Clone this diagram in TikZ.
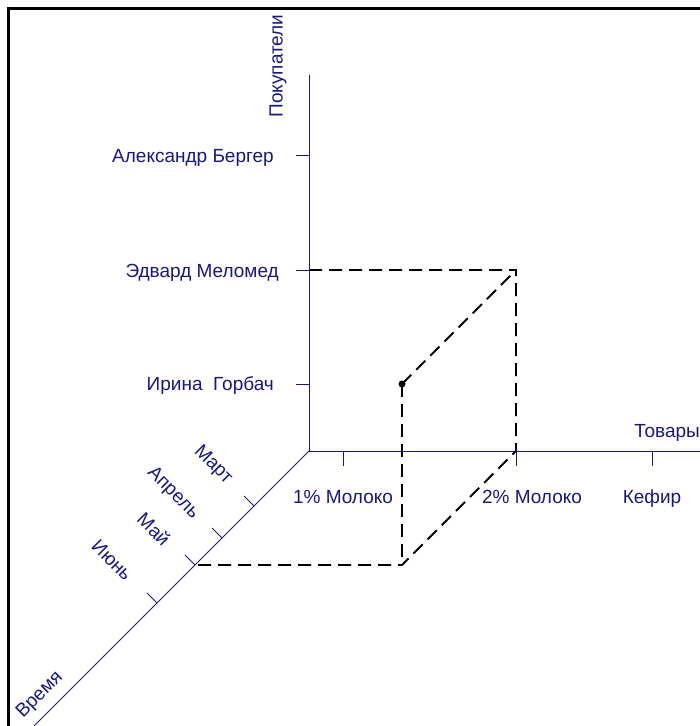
\documentclass[tikz,border=0pt]{standalone}
\usepackage{fontspec}
\setmainfont{Liberation Sans}
\usetikzlibrary{positioning}
\definecolor{axisblue}{RGB}{24,24,128}
\tikzset
{
  axisline/.style = {draw=axisblue, line width=0.8pt},
  tickmark/.style = {draw=axisblue, line width=0.8pt},
  guide/.style    = {draw=black, line width=1.8pt, dash pattern=on 13pt off 7pt},
  lbl/.style      = {text=axisblue, font=\fontsize{19}{22}\selectfont, inner sep=0pt}
}

\begin{document}
\begin{tikzpicture}[x=1pt,y=-1pt]
            \useasboundingbox (0,0) rectangle (700,726);
            % frame
            \draw[line width=3.2pt] (8.5,726) -- (8.5,8.5) -- (700,8.5);
            % axes
            \coordinate (O) at (309,451);
            \coordinate (ytop) at (309,75);
            \coordinate (xend) at (700,451);
            \coordinate (zend) at (34,726);
            \draw[axisline] (O) -- (ytop);
            \draw[axisline] (O) -- (xend);
            \draw[axisline] (O) -- (zend);
            % ticks on the customer axis
            \foreach \yy/\nm in {155/c1,270/c2,384/c3}
              \draw[tickmark] (296,\yy) -- (309,\yy) coordinate (\nm);
            % ticks on the goods axis
            \foreach \xx/\nm in {343/g1,516/g2,652/g3}
              \draw[tickmark] (\xx,451) coordinate (\nm) -- (\xx,466);
            % ticks on the time axis
            \foreach \dd/\nm in {55/m1,87/m2,114/m3,152/m4}
              \draw[tickmark] (309-\dd,451+\dd) coordinate (\nm) -- ++(-10,-10);
            % labels
            \node[lbl, rotate=90] (buyers) at (278,66) {Покупатели};
            \node[lbl, anchor=base east] (c1l) at (274,162) {Александр Бергер};
            \node[lbl, anchor=base east] (c2l) at (279,277) {Эдвард Меломед};
            \node[lbl, anchor=base east] (c3l) at (274,390) {Ирина\ \ Горбач};
            \node[lbl, anchor=base east] (goods) at (700,437) {Товары};
            \node[lbl, anchor=base] (g1l) at (343,503) {1\% Молоко};
            \node[lbl, anchor=base] (g2l) at (532,503) {2\% Молоко};
            \node[lbl, anchor=base] (g3l) at (652,503) {Кефир};
            \node[lbl, rotate=-45] (m1l) at (213,465) {Март};
            \node[lbl, rotate=-45] (m2l) at (173,493) {Апрель};
            \node[lbl, rotate=-45] (m3l) at (154,529) {Май};
            \node[lbl, rotate=-45] (m4l) at (112,560) {Июнь};
            \node[lbl, rotate=45] (time) at (40,695) {Время};
            % the fact cube
            \coordinate (P) at (402,384);
            \coordinate (R) at (516,270);
            \coordinate (Q) at (402,565);
            \draw[guide] (c2) -- (R) -- (g2) -- (Q) -- (m3);
            \draw[guide] (P) -- (R);
            \draw[guide] (P) -- (Q);
            \fill (P) circle (3.5pt);
\end{tikzpicture}
\end{document}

= Do this =
Print out the material word for word, omitting the pictures.

= Problem solution =
Clone this diagram in TikZ.
\documentclass[tikz,border=0pt]{standalone}
\usepackage{fontspec}
\setmainfont{Liberation Sans}
\usetikzlibrary{positioning}
\definecolor{axisblue}{RGB}{24,24,128}
\tikzset
{
  axisline/.style = {draw=axisblue, line width=0.8pt},
  tickmark/.style = {draw=axisblue, line width=0.8pt},
  guide/.style    = {draw=black, line width=1.8pt, dash pattern=on 13pt off 7pt},
  lbl/.style      = {text=axisblue, font=\fontsize{19}{22}\selectfont, inner sep=0pt}
}

\begin{document}
\begin{tikzpicture}[x=1pt,y=-1pt]
            \useasboundingbox (0,0) rectangle (700,726);
            % frame
            \draw[line width=3.2pt] (8.5,726) -- (8.5,8.5) -- (700,8.5);
            % axes
            \coordinate (O) at (309,451);
            \coordinate (ytop) at (309,75);
            \coordinate (xend) at (700,451);
            \coordinate (zend) at (34,726);
            \draw[axisline] (O) -- (ytop);
            \draw[axisline] (O) -- (xend);
            \draw[axisline] (O) -- (zend);
            % ticks on the customer axis
            \foreach \yy/\nm in {155/c1,270/c2,384/c3}
              \draw[tickmark] (296,\yy) -- (309,\yy) coordinate (\nm);
            % ticks on the goods axis
            \foreach \xx/\nm in {343/g1,516/g2,652/g3}
              \draw[tickmark] (\xx,451) coordinate (\nm) -- (\xx,466);
            % ticks on the time axis
            \foreach \dd/\nm in {55/m1,87/m2,114/m3,152/m4}
              \draw[tickmark] (309-\dd,451+\dd) coordinate (\nm) -- ++(-10,-10);
            % labels
            \node[lbl, rotate=90] (buyers) at (278,66) {Покупатели};
            \node[lbl, anchor=base east] (c1l) at (274,162) {Александр Бергер};
            \node[lbl, anchor=base east] (c2l) at (279,277) {Эдвард Меломед};
            \node[lbl, anchor=base east] (c3l) at (274,390) {Ирина\ \ Горбач};
            \node[lbl, anchor=base east] (goods) at (700,437) {Товары};
            \node[lbl, anchor=base] (g1l) at (343,503) {1\% Молоко};
            \node[lbl, anchor=base] (g2l) at (532,503) {2\% Молоко};
            \node[lbl, anchor=base] (g3l) at (652,503) {Кефир};
            \node[lbl, rotate=-45] (m1l) at (213,465) {Март};
            \node[lbl, rotate=-45] (m2l) at (173,493) {Апрель};
            \node[lbl, rotate=-45] (m3l) at (154,529) {Май};
            \node[lbl, rotate=-45] (m4l) at (112,560) {Июнь};
            \node[lbl, rotate=45] (time) at (40,695) {Время};
            % the fact cube
            \coordinate (P) at (402,384);
            \coordinate (R) at (516,270);
            \coordinate (Q) at (402,565);
            \draw[guide] (c2) -- (R) -- (g2) -- (Q) -- (m3);
            \draw[guide] (P) -- (R);
            \draw[guide] (P) -- (Q);
            \fill (P) circle (3.5pt);
\end{tikzpicture}
\end{document}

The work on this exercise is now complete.